_Stated goal_
Drop the pictures, then extract the listing word for word.

_Raw data_

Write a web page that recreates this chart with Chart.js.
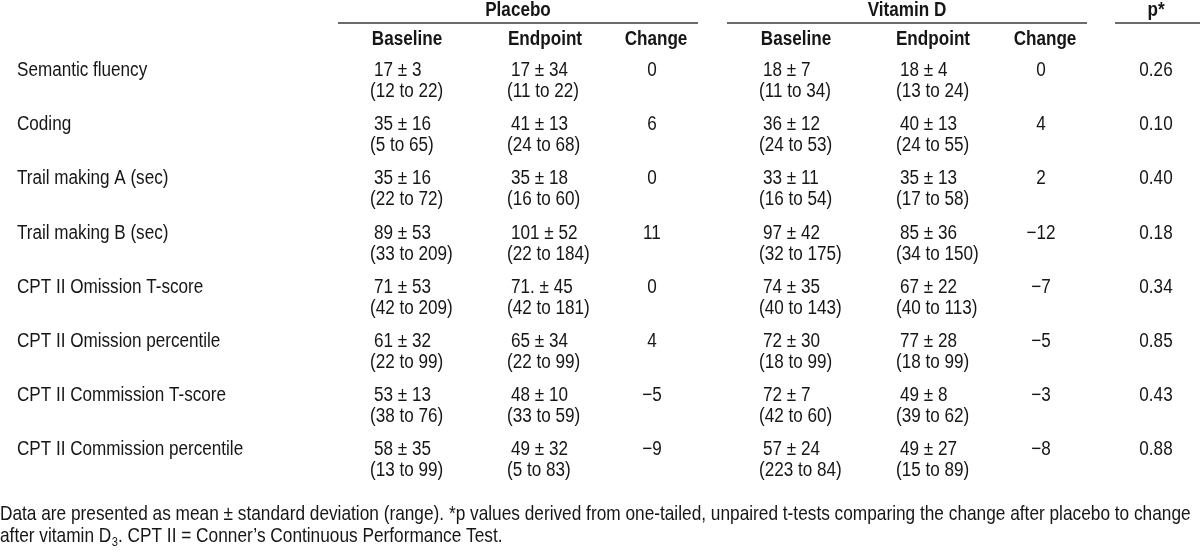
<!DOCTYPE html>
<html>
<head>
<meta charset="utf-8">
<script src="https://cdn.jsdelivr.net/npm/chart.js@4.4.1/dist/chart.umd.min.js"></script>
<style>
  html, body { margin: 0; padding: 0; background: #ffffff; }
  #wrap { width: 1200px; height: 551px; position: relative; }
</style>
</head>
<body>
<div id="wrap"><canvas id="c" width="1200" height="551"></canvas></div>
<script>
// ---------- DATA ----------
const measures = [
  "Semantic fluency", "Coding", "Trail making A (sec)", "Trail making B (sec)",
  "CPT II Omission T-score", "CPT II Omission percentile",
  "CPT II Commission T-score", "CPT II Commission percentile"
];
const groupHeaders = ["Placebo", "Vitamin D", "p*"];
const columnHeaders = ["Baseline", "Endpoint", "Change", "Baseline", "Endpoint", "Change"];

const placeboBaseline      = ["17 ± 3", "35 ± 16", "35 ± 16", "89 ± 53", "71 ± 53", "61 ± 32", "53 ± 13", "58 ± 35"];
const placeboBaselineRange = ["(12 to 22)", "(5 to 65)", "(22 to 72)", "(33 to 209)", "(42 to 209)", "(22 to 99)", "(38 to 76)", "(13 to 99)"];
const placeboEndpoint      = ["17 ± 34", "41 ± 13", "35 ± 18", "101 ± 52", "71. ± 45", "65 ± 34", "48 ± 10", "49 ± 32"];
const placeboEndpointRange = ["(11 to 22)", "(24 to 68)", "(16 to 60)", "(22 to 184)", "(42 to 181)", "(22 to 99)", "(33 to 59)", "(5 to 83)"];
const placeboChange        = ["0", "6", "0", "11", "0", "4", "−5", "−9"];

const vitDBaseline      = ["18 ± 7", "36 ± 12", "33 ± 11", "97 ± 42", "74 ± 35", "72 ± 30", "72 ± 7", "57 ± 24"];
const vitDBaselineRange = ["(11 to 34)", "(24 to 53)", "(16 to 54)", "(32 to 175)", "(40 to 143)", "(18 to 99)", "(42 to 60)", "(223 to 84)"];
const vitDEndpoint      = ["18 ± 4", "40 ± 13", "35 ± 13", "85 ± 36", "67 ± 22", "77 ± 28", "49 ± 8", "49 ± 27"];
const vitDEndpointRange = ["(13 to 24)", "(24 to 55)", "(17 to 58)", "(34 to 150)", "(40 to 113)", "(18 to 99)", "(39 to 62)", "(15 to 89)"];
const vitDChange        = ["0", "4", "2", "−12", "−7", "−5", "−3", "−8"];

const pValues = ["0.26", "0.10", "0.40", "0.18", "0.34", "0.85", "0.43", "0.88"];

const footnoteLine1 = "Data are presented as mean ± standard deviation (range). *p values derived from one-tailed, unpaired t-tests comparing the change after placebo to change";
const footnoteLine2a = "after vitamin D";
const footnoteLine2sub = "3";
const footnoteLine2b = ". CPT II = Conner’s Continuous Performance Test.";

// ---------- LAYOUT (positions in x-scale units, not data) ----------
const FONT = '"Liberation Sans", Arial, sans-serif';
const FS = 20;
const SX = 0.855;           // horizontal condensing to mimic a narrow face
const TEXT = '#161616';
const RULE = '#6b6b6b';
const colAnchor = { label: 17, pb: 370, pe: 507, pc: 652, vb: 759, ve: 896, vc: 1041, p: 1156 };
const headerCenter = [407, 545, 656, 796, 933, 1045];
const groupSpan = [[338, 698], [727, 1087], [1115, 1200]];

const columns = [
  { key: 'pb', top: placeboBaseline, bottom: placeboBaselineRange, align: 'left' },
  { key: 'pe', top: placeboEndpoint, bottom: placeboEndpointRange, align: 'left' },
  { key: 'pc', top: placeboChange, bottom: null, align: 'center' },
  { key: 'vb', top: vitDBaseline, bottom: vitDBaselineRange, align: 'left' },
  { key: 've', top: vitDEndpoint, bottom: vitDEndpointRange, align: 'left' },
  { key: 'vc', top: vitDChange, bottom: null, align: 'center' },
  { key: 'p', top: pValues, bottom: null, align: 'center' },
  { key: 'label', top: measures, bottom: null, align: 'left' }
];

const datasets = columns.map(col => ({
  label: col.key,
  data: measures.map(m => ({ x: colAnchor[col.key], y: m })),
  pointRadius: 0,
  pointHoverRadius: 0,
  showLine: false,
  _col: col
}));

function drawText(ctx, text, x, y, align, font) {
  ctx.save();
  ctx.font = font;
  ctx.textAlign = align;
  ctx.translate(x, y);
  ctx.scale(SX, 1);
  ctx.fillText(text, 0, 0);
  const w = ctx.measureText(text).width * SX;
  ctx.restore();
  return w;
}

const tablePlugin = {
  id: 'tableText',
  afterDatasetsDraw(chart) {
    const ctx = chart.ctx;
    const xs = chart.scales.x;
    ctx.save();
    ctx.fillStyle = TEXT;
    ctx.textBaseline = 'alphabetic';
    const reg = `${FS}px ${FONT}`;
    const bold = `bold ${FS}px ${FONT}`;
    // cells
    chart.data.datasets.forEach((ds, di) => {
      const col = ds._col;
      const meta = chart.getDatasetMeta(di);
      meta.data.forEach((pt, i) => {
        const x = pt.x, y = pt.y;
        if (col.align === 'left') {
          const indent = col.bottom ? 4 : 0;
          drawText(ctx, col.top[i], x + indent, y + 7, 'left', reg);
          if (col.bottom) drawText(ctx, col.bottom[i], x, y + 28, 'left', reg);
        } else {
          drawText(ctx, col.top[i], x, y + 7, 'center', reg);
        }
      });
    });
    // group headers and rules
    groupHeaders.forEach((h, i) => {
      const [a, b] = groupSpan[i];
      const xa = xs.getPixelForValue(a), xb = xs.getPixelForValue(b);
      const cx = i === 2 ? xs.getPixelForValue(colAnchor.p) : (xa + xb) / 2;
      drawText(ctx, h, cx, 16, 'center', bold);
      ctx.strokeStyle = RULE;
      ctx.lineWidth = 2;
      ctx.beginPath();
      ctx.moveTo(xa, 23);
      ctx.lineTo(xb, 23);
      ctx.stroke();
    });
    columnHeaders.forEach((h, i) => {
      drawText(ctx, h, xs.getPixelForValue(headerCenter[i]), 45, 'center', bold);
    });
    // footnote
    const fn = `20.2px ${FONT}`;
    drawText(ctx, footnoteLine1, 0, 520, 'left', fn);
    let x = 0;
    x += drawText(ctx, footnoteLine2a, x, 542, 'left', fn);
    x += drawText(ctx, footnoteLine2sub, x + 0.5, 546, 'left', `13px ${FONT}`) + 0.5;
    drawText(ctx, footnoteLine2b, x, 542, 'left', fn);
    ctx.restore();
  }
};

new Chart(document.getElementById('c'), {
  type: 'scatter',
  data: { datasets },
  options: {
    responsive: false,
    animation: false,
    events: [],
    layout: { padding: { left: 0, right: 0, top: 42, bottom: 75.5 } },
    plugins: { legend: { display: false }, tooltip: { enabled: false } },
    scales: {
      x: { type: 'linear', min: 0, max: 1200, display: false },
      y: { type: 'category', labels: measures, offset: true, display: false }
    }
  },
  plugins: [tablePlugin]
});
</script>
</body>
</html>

_Result below_
Write a web page that recreates this chart with Chart.js.
<!DOCTYPE html>
<html>
<head>
<meta charset="utf-8">
<script src="https://cdn.jsdelivr.net/npm/chart.js@4.4.1/dist/chart.umd.min.js"></script>
<style>
  html, body { margin: 0; padding: 0; background: #ffffff; }
  #wrap { width: 1200px; height: 551px; position: relative; }
</style>
</head>
<body>
<div id="wrap"><canvas id="c" width="1200" height="551"></canvas></div>
<script>
// ---------- DATA ----------
const measures = [
  "Semantic fluency", "Coding", "Trail making A (sec)", "Trail making B (sec)",
  "CPT II Omission T-score", "CPT II Omission percentile",
  "CPT II Commission T-score", "CPT II Commission percentile"
];
const groupHeaders = ["Placebo", "Vitamin D", "p*"];
const columnHeaders = ["Baseline", "Endpoint", "Change", "Baseline", "Endpoint", "Change"];

const placeboBaseline      = ["17 ± 3", "35 ± 16", "35 ± 16", "89 ± 53", "71 ± 53", "61 ± 32", "53 ± 13", "58 ± 35"];
const placeboBaselineRange = ["(12 to 22)", "(5 to 65)", "(22 to 72)", "(33 to 209)", "(42 to 209)", "(22 to 99)", "(38 to 76)", "(13 to 99)"];
const placeboEndpoint      = ["17 ± 34", "41 ± 13", "35 ± 18", "101 ± 52", "71. ± 45", "65 ± 34", "48 ± 10", "49 ± 32"];
const placeboEndpointRange = ["(11 to 22)", "(24 to 68)", "(16 to 60)", "(22 to 184)", "(42 to 181)", "(22 to 99)", "(33 to 59)", "(5 to 83)"];
const placeboChange        = ["0", "6", "0", "11", "0", "4", "−5", "−9"];

const vitDBaseline      = ["18 ± 7", "36 ± 12", "33 ± 11", "97 ± 42", "74 ± 35", "72 ± 30", "72 ± 7", "57 ± 24"];
const vitDBaselineRange = ["(11 to 34)", "(24 to 53)", "(16 to 54)", "(32 to 175)", "(40 to 143)", "(18 to 99)", "(42 to 60)", "(223 to 84)"];
const vitDEndpoint      = ["18 ± 4", "40 ± 13", "35 ± 13", "85 ± 36", "67 ± 22", "77 ± 28", "49 ± 8", "49 ± 27"];
const vitDEndpointRange = ["(13 to 24)", "(24 to 55)", "(17 to 58)", "(34 to 150)", "(40 to 113)", "(18 to 99)", "(39 to 62)", "(15 to 89)"];
const vitDChange        = ["0", "4", "2", "−12", "−7", "−5", "−3", "−8"];

const pValues = ["0.26", "0.10", "0.40", "0.18", "0.34", "0.85", "0.43", "0.88"];

const footnoteLine1 = "Data are presented as mean ± standard deviation (range). *p values derived from one-tailed, unpaired t-tests comparing the change after placebo to change";
const footnoteLine2a = "after vitamin D";
const footnoteLine2sub = "3";
const footnoteLine2b = ". CPT II = Conner’s Continuous Performance Test.";

// ---------- LAYOUT (positions in x-scale units, not data) ----------
const FONT = '"Liberation Sans", Arial, sans-serif';
const FS = 20;
const SX = 0.855;           // horizontal condensing to mimic a narrow face
const TEXT = '#161616';
const RULE = '#6b6b6b';
const colAnchor = { label: 17, pb: 370, pe: 507, pc: 652, vb: 759, ve: 896, vc: 1041, p: 1156 };
const headerCenter = [407, 545, 656, 796, 933, 1045];
const groupSpan = [[338, 698], [727, 1087], [1115, 1200]];

const columns = [
  { key: 'pb', top: placeboBaseline, bottom: placeboBaselineRange, align: 'left' },
  { key: 'pe', top: placeboEndpoint, bottom: placeboEndpointRange, align: 'left' },
  { key: 'pc', top: placeboChange, bottom: null, align: 'center' },
  { key: 'vb', top: vitDBaseline, bottom: vitDBaselineRange, align: 'left' },
  { key: 've', top: vitDEndpoint, bottom: vitDEndpointRange, align: 'left' },
  { key: 'vc', top: vitDChange, bottom: null, align: 'center' },
  { key: 'p', top: pValues, bottom: null, align: 'center' },
  { key: 'label', top: measures, bottom: null, align: 'left' }
];

const datasets = columns.map(col => ({
  label: col.key,
  data: measures.map(m => ({ x: colAnchor[col.key], y: m })),
  pointRadius: 0,
  pointHoverRadius: 0,
  showLine: false,
  _col: col
}));

function drawText(ctx, text, x, y, align, font) {
  ctx.save();
  ctx.font = font;
  ctx.textAlign = align;
  ctx.translate(x, y);
  ctx.scale(SX, 1);
  ctx.fillText(text, 0, 0);
  const w = ctx.measureText(text).width * SX;
  ctx.restore();
  return w;
}

const tablePlugin = {
  id: 'tableText',
  afterDatasetsDraw(chart) {
    const ctx = chart.ctx;
    const xs = chart.scales.x;
    ctx.save();
    ctx.fillStyle = TEXT;
    ctx.textBaseline = 'alphabetic';
    const reg = `${FS}px ${FONT}`;
    const bold = `bold ${FS}px ${FONT}`;
    // cells
    chart.data.datasets.forEach((ds, di) => {
      const col = ds._col;
      const meta = chart.getDatasetMeta(di);
      meta.data.forEach((pt, i) => {
        const x = pt.x, y = pt.y;
        if (col.align === 'left') {
          const indent = col.bottom ? 4 : 0;
          drawText(ctx, col.top[i], x + indent, y + 7, 'left', reg);
          if (col.bottom) drawText(ctx, col.bottom[i], x, y + 28, 'left', reg);
        } else {
          drawText(ctx, col.top[i], x, y + 7, 'center', reg);
        }
      });
    });
    // group headers and rules
    groupHeaders.forEach((h, i) => {
      const [a, b] = groupSpan[i];
      const xa = xs.getPixelForValue(a), xb = xs.getPixelForValue(b);
      const cx = i === 2 ? xs.getPixelForValue(colAnchor.p) : (xa + xb) / 2;
      drawText(ctx, h, cx, 16, 'center', bold);
      ctx.strokeStyle = RULE;
      ctx.lineWidth = 2;
      ctx.beginPath();
      ctx.moveTo(xa, 23);
      ctx.lineTo(xb, 23);
      ctx.stroke();
    });
    columnHeaders.forEach((h, i) => {
      drawText(ctx, h, xs.getPixelForValue(headerCenter[i]), 45, 'center', bold);
    });
    // footnote
    const fn = `20.2px ${FONT}`;
    drawText(ctx, footnoteLine1, 0, 520, 'left', fn);
    let x = 0;
    x += drawText(ctx, footnoteLine2a, x, 542, 'left', fn);
    x += drawText(ctx, footnoteLine2sub, x + 0.5, 546, 'left', `13px ${FONT}`) + 0.5;
    drawText(ctx, footnoteLine2b, x, 542, 'left', fn);
    ctx.restore();
  }
};

new Chart(document.getElementById('c'), {
  type: 'scatter',
  data: { datasets },
  options: {
    responsive: false,
    animation: false,
    events: [],
    layout: { padding: { left: 0, right: 0, top: 42, bottom: 75.5 } },
    plugins: { legend: { display: false }, tooltip: { enabled: false } },
    scales: {
      x: { type: 'linear', min: 0, max: 1200, display: false },
      y: { type: 'category', labels: measures, offset: true, display: false }
    }
  },
  plugins: [tablePlugin]
});
</script>
</body>
</html>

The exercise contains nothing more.